On Thu, Nov 15, 2018 at 03:16:29PM +0800, Kai Heng Feng wrote:
> > On Nov 9, 2018, at 08:21, Bjorn Helgaas <helgaas@xxxxxxxxxx> wrote:
> > On Tue, Nov 06, 2018 at 03:12:13PM +0800, AceLan Kao wrote:
> >> It leads to the power consumption raises to 2.2W during s2idle, while
> >> it consumes less than 1W during long idle if put SK hynix nvme to D3
> >> and then enter s2idle.
> >> From SK hynix FE, MS Windows doesn't put nvme to D3, and uses its own
> >> APST feature to do the power management.
> >> To leverage its APST feature during s2idle, we can't disable nvme
> >> device while suspending, too.
>
> We have a new Intel NVMe [8086:f1a6] that has this ânewâ behavior.
>
> > I don't know how APST works, but it sounds like you want to disable D3
> > if you're using APST. But that's not what this patch does; this
> > disables it always.
>
> Ok, will work on a new patch that only disables D3 when APST is enabled.

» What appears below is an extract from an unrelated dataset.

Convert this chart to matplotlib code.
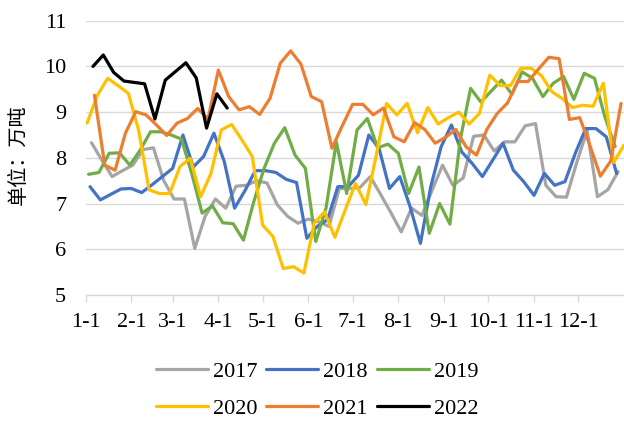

My comment was that the changelog didn't match the code. I don't know
which one is wrong, so I wasn't trying to suggest that you change the
code. If the code is right and the changelog is wrong, just change
the changelog.

> > I'm not sure we want a quirk for this at all, since as Christoph
> > points out, it doesn't fix a functional issue as the other uses of
> > quirk_no_ata_d3() do.
> >
> > From your emails with Christoph, it sounds like this quirk is a
> > workaround for a firmware defect. If we *do* end up wanting a quirk,
> > the changelog should at least mention the firmware defect and maybe
> > check whether it has been fixed.
>
> According to SK Hynix folks and new evidence on the new Intel NVMe
> we have, this is something we are going to see more often.

Hmmm, are you suggesting that if we went this quirk route, we'd be
updating the quirk frequently to add new devices?

I'm opposed to that as a strategy because it makes needless work. You
have to update the quirk, backport it to older kernels, re-release
distro kernels, etc.

If this situation is going to happen frequently, it would be better to
(a) fix the firmware defect (if that's what this is) or (b) pursue
some APST or other spec change so there's a generic documented way to
handle this without requiring device-specific quirks.

Bjorn